Man ist also nicht verpflichtet, zu Hause zu bleiben. Auch hat man durch die Meldung der App nicht automatisch Anspruch auf einen SARS-CoV-2-Test. Ob ein solcher Test geboten ist, entscheidet im Zweifel der Hausarzt nach einem Gespräch.

Es sprechen gute Gründe dafür, die Corona-Warn-App zu installieren: Die App scheint, nach allem was wir bisher wissen, solide programmiert, der Quellcode ist offen und IT-Sicherheits- und Privatsphäre-Experten haben keine Bedenken angemeldet. Falls die App funktioniert, könnte sie helfen, die Verbreitung von COVID-19, jedenfalls in Deutschland, einzudämmen. Alle, die dabei mithelfen, ihre Mitmenschen auf diese Art zu schützen, erweisen der gesamten Gesellschaft einen Dienst.

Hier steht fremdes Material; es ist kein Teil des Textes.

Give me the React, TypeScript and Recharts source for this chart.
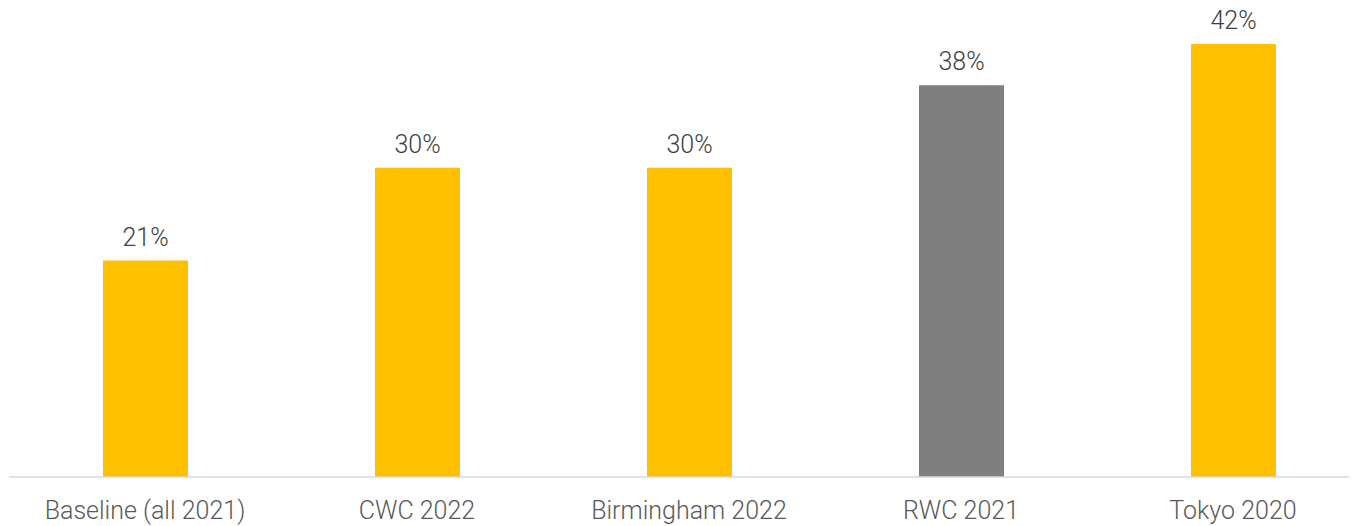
import React from "react";
import { BarChart, Bar, XAxis, YAxis, Cell, LabelList } from "recharts";

const categories = ["Baseline (all 2021)", "CWC 2022", "Birmingham 2022", "RWC 2021", "Tokyo 2020"];
const values = [21, 30, 30, 38, 42];
const barColors = ["#FFC000", "#FFC000", "#FFC000", "#7F7F7F", "#FFC000"];

const data = categories.map((name, i) => ({ name, value: values[i] }));

export default function App() {
  return (
    <div style={{ marginTop: -8, marginLeft: -8, width: 1357, height: 526, overflow: "hidden", fontFamily: "Roboto" }}>
      <BarChart
        width={1369}
        height={526}
        data={data}
        margin={{ top: 44, right: 0, bottom: 19, left: 9 }}
        barSize={85}
      >
        <XAxis
          dataKey="name"
          axisLine={{ stroke: "#D9D9D9", strokeWidth: 1.5 }}
          tickLine={false}
          tickMargin={18}
          height={30}
          interval={0}
          tick={{ fill: "#595959", fontSize: 25, fontFamily: "Roboto", fontWeight: 300 }}
        />
        <YAxis hide domain={[0, 42]} />
        <Bar dataKey="value" isAnimationActive={false}>
          {data.map((d, i) => (
            <Cell key={d.name} fill={barColors[i]} />
          ))}
          <LabelList
            dataKey="value"
            position="top"
            offset={15}
            formatter={(v: number) => `${v}%`}
            style={{ fill: "#404040", fontSize: 25, fontFamily: "Roboto", fontWeight: 300 }}
          />
        </Bar>
      </BarChart>
    </div>
  );
}
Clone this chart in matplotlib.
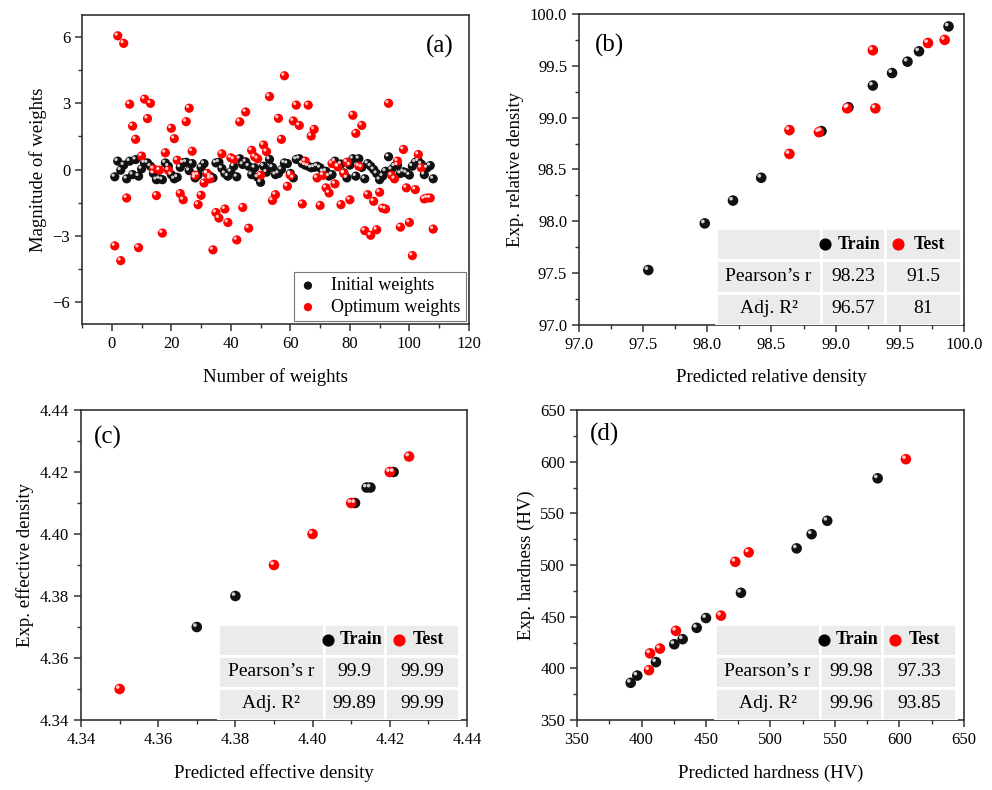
import matplotlib.pyplot as plt
import numpy as np
from matplotlib.patches import Rectangle
from matplotlib.transforms import offset_copy
from matplotlib.ticker import MultipleLocator, FormatStrFormatter

plt.rcParams['font.family'] = ['Liberation Serif', 'DejaVu Serif']

# (a) weights
initial_w = [-0.33, 0.38, -0.03, 0.20, -0.42, 0.38, -0.23, 0.45, -0.30, 0.03,
             0.30, 0.30, 0.15, -0.18, -0.46, -0.42, -0.46, 0.30, 0.15, -0.23,
             -0.42, -0.35, 0.10, 0.30, 0.33, -0.05, 0.27, -0.38, -0.25, 0.10,
             0.27, -0.18, -0.30, -0.38, 0.30, 0.33, 0.05, -0.18, -0.30, -0.10,
             0.15, -0.33, 0.49, 0.23, 0.35, 0.15, -0.23, 0.08, -0.35, -0.58,
             0.15, -0.12, 0.46, 0.10, -0.23, -0.18, 0.00, 0.30, 0.27, -0.18,
             -0.38, 0.46, 0.49, 0.27, 0.20, 0.15, 0.08, 0.10, 0.15, 0.08,
             -0.10, -0.08, -0.30, -0.23, 0.38, 0.15, 0.25, -0.15, -0.38, 0.20,
             0.49, -0.30, 0.49, 0.10, -0.42, 0.27, 0.15, 0.00, -0.18, -0.46,
             -0.30, -0.08, 0.58, 0.00, 0.15, 0.20, -0.18, -0.10, -0.15, -0.25,
             0.15, 0.33, 0.38, 0.25, -0.23, 0.08, 0.18, -0.42]
optimum_w = [-3.46, 6.06, -4.13, 5.72, -1.29, 2.96, 1.97, 1.37, -3.54, 0.61,
             3.19, 2.31, 3.00, 0.03, -1.18, -0.03, -2.88, 0.76, -0.03, 1.87,
             1.40, 0.42, -1.09, -1.37, 2.17, 2.78, 0.83, -0.26, -1.59, -1.17,
             -0.61, -0.18, -0.42, -3.64, -1.95, -2.20, 0.71, -1.79, -2.40, 0.53,
             0.46, -3.19, 2.16, -1.72, 2.61, -2.66, 0.87, 0.58, 0.49, -0.26,
             1.11, 0.81, 3.31, -1.40, -1.14, 2.32, 1.37, 4.25, -0.76, -0.26,
             2.20, 2.92, 2.00, -1.56, 0.38, 2.92, 1.52, 1.82, -0.38, -1.63,
             -0.26, -0.83, -1.06, 0.27, -0.65, 0.12, -1.59, -0.18, 0.33, -1.37,
             2.46, 1.64, 0.15, 2.00, -2.77, -1.14, -2.98, -1.44, -2.73, -1.03,
             -1.75, -1.79, 3.00, -0.26, -0.42, 0.38, -2.61, 0.91, -0.83, -2.40,
             -3.90, -0.91, 0.68, 0.08, -1.33, -1.29, -1.29, -2.70]
weight_no = np.arange(1, len(optimum_w) + 1)

# (b) relative density
rd_train_pred = [97.54, 97.98, 98.20, 98.42, 98.89, 99.10, 99.29, 99.44, 99.56, 99.65, 99.88]
rd_train_exp = [97.53, 97.98, 98.20, 98.42, 98.87, 99.10, 99.31, 99.43, 99.54, 99.64, 99.88]
rd_test_pred = [98.64, 98.64, 98.87, 99.09, 99.29, 99.31, 99.72, 99.85]
rd_test_exp = [98.88, 98.65, 98.86, 99.09, 99.65, 99.09, 99.72, 99.75]

# (c) effective density
ed_train_pred = [4.370, 4.380, 4.411, 4.414, 4.415, 4.421]
ed_train_exp = [4.370, 4.380, 4.410, 4.415, 4.415, 4.420]
ed_test_pred = [4.350, 4.390, 4.400, 4.410, 4.420, 4.425]
ed_test_exp = [4.350, 4.390, 4.400, 4.410, 4.420, 4.425]

# (d) hardness
hv_train_pred = [391.6, 396.7, 411.2, 425.4, 431.9, 442.8, 450.0, 477.1, 520.3, 531.9, 544.0, 583.1]
hv_train_exp = [386.0, 393.0, 406.0, 423.3, 428.2, 439.2, 448.7, 473.1, 516.1, 529.8, 542.8, 583.9]
hv_test_pred = [405.8, 406.6, 414.3, 426.7, 461.6, 472.7, 483.1, 605.0]
hv_test_exp = [398.2, 414.5, 419.1, 436.3, 451.0, 503.1, 512.2, 602.4]

stats_b = [['98.23', '91.5'], ['96.57', '81']]
stats_c = [['99.9', '99.99'], ['99.89', '99.99']]
stats_d = [['99.98', '97.33'], ['99.96', '93.85']]
row_names = ['Pearson\u2019s r', 'Adj. R\u00b2']

fig = plt.figure(figsize=(9.92, 7.9), dpi=100)
ax_a = fig.add_axes([0.0827, 0.5899, 0.390, 0.391])
ax_b = fig.add_axes([0.5837, 0.5886, 0.388, 0.3937])
ax_c = fig.add_axes([0.0817, 0.0886, 0.389, 0.3924])
ax_d = fig.add_axes([0.5817, 0.0886, 0.390, 0.3924])


def balls(ax, x, y, color, s, label=None):
    ax.scatter(x, y, s=s, c=color, edgecolors='none', zorder=3, label=label)
    d = np.sqrt(s) * 0.18
    tr = offset_copy(ax.transData, fig=ax.figure, x=-d, y=d, units='points')
    ax.scatter(x, y, s=s * 0.12, c='white', alpha=0.8, edgecolors='none',
               zorder=4, transform=tr)


def style(ax):
    for sp in ax.spines.values():
        sp.set_color('#333333')
        sp.set_linewidth(1.2)
    ax.tick_params(which='major', direction='out', length=5, width=1.1,
                   labelsize=12, color='#333333')
    ax.tick_params(which='minor', direction='out', length=3, width=1.0,
                   color='#333333')


def stat_table(ax, stats, left, widths, height):
    rh = height / 3
    xs = [left, left + widths[0], left + widths[0] + widths[1]]
    for r in range(3):
        for c in range(3):
            ax.add_patch(Rectangle((xs[c], height - (r + 1) * rh), widths[c], rh,
                                   transform=ax.transAxes, facecolor='#ebebeb',
                                   edgecolor='white', lw=2, zorder=5))
    yh = height - rh / 2
    ax.scatter([xs[1] + 0.01], [yh], s=60, c='black', transform=ax.transAxes,
               zorder=6, clip_on=False)
    ax.text(xs[1] + widths[1] * 0.6, yh, 'Train', transform=ax.transAxes,
            ha='center', va='center', fontsize=13, fontweight='bold', zorder=6)
    ax.scatter([xs[2] + 0.035], [yh], s=60, c='red', transform=ax.transAxes,
               zorder=6, clip_on=False)
    ax.text(xs[2] + widths[2] * 0.58, yh, 'Test', transform=ax.transAxes,
            ha='center', va='center', fontsize=13, fontweight='bold', zorder=6)
    for r in range(2):
        yc = height - (r + 1.5) * rh
        ax.text(xs[0] + widths[0] / 2, yc, row_names[r], transform=ax.transAxes,
                ha='center', va='center', fontsize=14, zorder=6)
        for c in range(2):
            ax.text(xs[c + 1] + widths[c + 1] / 2, yc, stats[r][c],
                    transform=ax.transAxes, ha='center', va='center',
                    fontsize=14, zorder=6)


# (a)
balls(ax_a, weight_no, initial_w, '#111111', 44, 'Initial weights')
balls(ax_a, weight_no, optimum_w, 'red', 44, 'Optimum weights')
ax_a.set_xlim(-10, 120)
ax_a.set_ylim(-7, 7)
ax_a.xaxis.set_major_locator(MultipleLocator(20))
ax_a.xaxis.set_minor_locator(MultipleLocator(10))
ax_a.yaxis.set_major_locator(MultipleLocator(3))
ax_a.yaxis.set_minor_locator(MultipleLocator(1.5))
ax_a.set_xlabel('Number of weights', fontsize=13.5, labelpad=12)
ax_a.set_ylabel('Magnitude of weights', fontsize=13.5)
leg = ax_a.legend(loc='lower right', fontsize=13, frameon=True, fancybox=False,
                  edgecolor='#555555', borderaxespad=0.15, handletextpad=0.8,
                  borderpad=0.3, labelspacing=0.25, handlelength=1.0,
                  markerscale=0.9)
leg.get_frame().set_linewidth(0.8)
ax_a.text(0.925, 0.90, '(a)', transform=ax_a.transAxes, fontsize=18,
          ha='center', va='center')
style(ax_a)

# (b)
balls(ax_b, rd_train_pred, rd_train_exp, '#111111', 58)
balls(ax_b, rd_test_pred, rd_test_exp, 'red', 58)
ax_b.set_xlim(97, 100)
ax_b.set_ylim(97, 100)
for axis in (ax_b.xaxis, ax_b.yaxis):
    axis.set_major_locator(MultipleLocator(0.5))
    axis.set_minor_locator(MultipleLocator(0.25))
    axis.set_major_formatter(FormatStrFormatter('%.1f'))
ax_b.set_xlabel('Predicted relative density', fontsize=13.5, labelpad=12)
ax_b.set_ylabel('Exp. relative density', fontsize=13.5)
ax_b.text(0.08, 0.90, '(b)', transform=ax_b.transAxes, fontsize=18,
          ha='center', va='center')
stat_table(ax_b, stats_b, 0.356, [0.273, 0.166, 0.197], 0.312)
style(ax_b)

# (c)
balls(ax_c, ed_train_pred, ed_train_exp, '#111111', 58)
balls(ax_c, ed_test_pred, ed_test_exp, 'red', 58)
ax_c.set_xlim(4.34, 4.44)
ax_c.set_ylim(4.34, 4.44)
for axis in (ax_c.xaxis, ax_c.yaxis):
    axis.set_major_locator(MultipleLocator(0.02))
    axis.set_minor_locator(MultipleLocator(0.01))
    axis.set_major_formatter(FormatStrFormatter('%.2f'))
ax_c.set_xlabel('Predicted effective density', fontsize=13.5, labelpad=12)
ax_c.set_ylabel('Exp. effective density', fontsize=13.5)
ax_c.text(0.07, 0.91, '(c)', transform=ax_c.transAxes, fontsize=18,
          ha='center', va='center')
stat_table(ax_c, stats_c, 0.355, [0.275, 0.158, 0.192], 0.31)
style(ax_c)

# (d)
balls(ax_d, hv_train_pred, hv_train_exp, '#111111', 58)
balls(ax_d, hv_test_pred, hv_test_exp, 'red', 58)
ax_d.set_xlim(350, 650)
ax_d.set_ylim(350, 650)
for axis in (ax_d.xaxis, ax_d.yaxis):
    axis.set_major_locator(MultipleLocator(50))
    axis.set_minor_locator(MultipleLocator(25))
ax_d.set_xlabel('Predicted hardness (HV)', fontsize=13.5, labelpad=12)
ax_d.set_ylabel('Exp. hardness (HV)', fontsize=13.5)
ax_d.text(0.072, 0.92, '(d)', transform=ax_d.transAxes, fontsize=18,
          ha='center', va='center')
stat_table(ax_d, stats_d, 0.357, [0.271, 0.160, 0.191], 0.31)
style(ax_d)

plt.savefig('out.png', dpi=100)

Gegen eine Installation spricht, dass ein dauerhafter Einsatz von Bluetooth definitiv Einfluss auf die Akkulaufzeit des Smartphones hat und immer eine gewisse Angriffsfläche bietet. Sowohl durch Sicherheitslücken als auch durch die Möglichkeit, den Handy-Besitzer durch den Funkverkehr und die ausgesendeten Daten zu tracken. Außerdem gibt es keine belastbaren Erkenntnisse darüber, ob Apps dieser Art die Verbreitung des Virus wirklich beeinflussen können.

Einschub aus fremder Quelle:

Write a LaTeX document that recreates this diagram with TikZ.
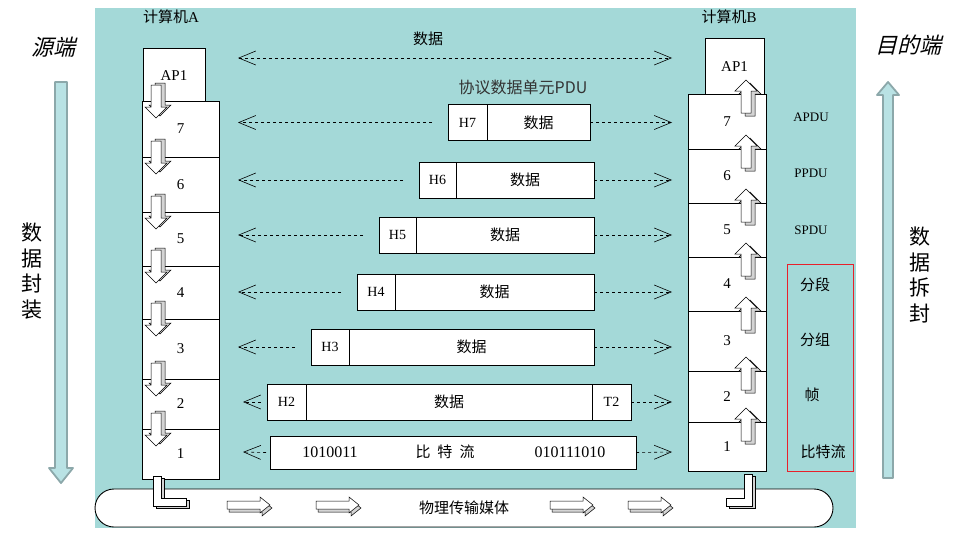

Am Ende sollte jeder selbst entscheiden, welche Aspekte ihm am wichtigsten sind. Seriöse Experten sollten sich nicht anmaßen, eine solche Entscheidung für den Nutzer treffen zu wollen. Wir hoffen, unsere Antworten haben Sie ausreichend informiert, damit Sie diese letzte Frage nun für sich selbst beantworten können.

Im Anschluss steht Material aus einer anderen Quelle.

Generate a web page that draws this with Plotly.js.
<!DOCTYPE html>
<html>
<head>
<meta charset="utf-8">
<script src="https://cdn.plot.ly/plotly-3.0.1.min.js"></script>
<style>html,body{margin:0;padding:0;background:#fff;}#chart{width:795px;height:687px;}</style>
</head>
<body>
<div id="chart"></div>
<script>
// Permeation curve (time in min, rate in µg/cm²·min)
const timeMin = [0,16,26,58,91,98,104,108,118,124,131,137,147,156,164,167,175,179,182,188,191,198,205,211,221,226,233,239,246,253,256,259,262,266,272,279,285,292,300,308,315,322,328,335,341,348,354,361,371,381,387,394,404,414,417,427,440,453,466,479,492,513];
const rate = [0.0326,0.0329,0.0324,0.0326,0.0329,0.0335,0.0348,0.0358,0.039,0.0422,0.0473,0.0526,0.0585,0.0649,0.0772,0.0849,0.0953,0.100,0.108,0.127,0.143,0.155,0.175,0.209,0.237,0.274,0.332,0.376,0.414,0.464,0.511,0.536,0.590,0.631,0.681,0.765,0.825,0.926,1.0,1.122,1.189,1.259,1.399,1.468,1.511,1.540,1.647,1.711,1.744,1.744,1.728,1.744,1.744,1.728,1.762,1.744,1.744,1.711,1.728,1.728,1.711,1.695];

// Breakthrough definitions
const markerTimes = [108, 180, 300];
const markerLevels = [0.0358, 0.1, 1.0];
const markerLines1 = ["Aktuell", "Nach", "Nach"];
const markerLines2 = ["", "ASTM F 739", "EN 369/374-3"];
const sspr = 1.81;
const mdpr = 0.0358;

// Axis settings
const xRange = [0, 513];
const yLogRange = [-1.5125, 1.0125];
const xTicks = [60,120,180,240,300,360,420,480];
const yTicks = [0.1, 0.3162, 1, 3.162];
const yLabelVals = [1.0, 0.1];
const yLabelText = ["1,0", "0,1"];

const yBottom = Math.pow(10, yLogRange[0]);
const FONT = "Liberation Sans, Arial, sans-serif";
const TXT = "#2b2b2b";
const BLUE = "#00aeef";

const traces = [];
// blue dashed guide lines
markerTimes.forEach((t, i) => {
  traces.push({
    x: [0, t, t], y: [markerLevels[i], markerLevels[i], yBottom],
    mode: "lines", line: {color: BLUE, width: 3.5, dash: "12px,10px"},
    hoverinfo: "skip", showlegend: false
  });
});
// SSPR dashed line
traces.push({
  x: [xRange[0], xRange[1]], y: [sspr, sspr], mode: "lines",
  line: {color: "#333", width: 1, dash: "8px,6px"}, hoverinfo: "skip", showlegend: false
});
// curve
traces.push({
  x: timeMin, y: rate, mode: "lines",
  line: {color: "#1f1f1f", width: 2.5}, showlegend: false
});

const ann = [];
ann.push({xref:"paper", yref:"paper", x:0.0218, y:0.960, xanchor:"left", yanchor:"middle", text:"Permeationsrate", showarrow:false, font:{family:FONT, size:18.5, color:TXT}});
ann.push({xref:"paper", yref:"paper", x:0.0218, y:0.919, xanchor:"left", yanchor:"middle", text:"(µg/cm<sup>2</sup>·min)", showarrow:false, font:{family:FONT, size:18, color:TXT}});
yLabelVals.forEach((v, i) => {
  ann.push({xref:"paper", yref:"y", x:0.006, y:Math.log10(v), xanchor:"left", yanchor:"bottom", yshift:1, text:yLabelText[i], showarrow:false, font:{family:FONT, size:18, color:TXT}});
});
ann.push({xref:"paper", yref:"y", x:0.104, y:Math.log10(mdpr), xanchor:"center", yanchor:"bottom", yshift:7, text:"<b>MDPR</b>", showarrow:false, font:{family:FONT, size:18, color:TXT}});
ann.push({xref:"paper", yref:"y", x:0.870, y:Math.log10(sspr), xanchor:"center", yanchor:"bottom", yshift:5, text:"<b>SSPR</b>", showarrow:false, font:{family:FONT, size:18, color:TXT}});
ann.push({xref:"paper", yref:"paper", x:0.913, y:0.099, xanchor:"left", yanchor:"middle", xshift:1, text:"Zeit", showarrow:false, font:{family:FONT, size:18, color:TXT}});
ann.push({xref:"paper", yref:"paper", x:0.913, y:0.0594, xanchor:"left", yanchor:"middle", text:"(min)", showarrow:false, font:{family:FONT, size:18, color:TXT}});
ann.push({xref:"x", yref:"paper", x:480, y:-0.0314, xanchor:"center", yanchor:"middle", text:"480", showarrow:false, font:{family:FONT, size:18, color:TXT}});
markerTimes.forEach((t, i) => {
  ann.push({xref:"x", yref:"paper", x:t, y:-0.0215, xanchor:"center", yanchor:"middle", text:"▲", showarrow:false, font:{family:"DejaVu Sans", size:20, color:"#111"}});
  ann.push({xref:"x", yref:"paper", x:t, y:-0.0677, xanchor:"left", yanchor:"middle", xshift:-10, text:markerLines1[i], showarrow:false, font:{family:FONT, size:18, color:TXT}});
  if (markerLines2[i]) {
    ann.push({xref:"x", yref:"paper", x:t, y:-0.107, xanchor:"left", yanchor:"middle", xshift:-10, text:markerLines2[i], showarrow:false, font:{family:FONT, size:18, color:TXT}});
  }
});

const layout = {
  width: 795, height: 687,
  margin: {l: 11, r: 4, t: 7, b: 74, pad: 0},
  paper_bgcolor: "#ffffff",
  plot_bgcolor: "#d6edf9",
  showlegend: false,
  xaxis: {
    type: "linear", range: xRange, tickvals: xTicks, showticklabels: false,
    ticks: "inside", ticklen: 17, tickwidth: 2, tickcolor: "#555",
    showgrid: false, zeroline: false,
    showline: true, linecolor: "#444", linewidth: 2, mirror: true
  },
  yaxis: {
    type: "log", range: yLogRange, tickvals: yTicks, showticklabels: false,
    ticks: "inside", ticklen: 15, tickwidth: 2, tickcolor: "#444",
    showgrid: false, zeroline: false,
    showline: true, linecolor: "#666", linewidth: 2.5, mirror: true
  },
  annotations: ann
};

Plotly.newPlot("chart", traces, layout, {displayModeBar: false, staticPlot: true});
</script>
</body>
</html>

Eins sei aber noch angemerkt: Niemand sollte sich durch gesellschaftlichen oder politischen Druck dazu genötigt fühlen, diese App zu installieren. Argumente, die auf "entweder App oder wieder Lockdown" hinauslaufen, verbinden auf manipulative Weise zwei Maßnahmen, die nichts miteinander zu tun haben und auch nicht politisch verknüpft werden sollten. Schon allein deswegen nicht, weil bei Einführung der App niemand seriöse Aussagen darüber machen kann, ob die App überhaupt ihr Ziel erreichen kann. Die Regierung hat seit Beauftragung der Corona-Warn-App immer wieder betont, dass der Einsatz freiwillig sein muss. Und obwohl kein entsprechendes Gesetz auf den Weg gebracht wurde, bleibt das doch die offizielle Leitlinie, auf die man sich berufen sollte.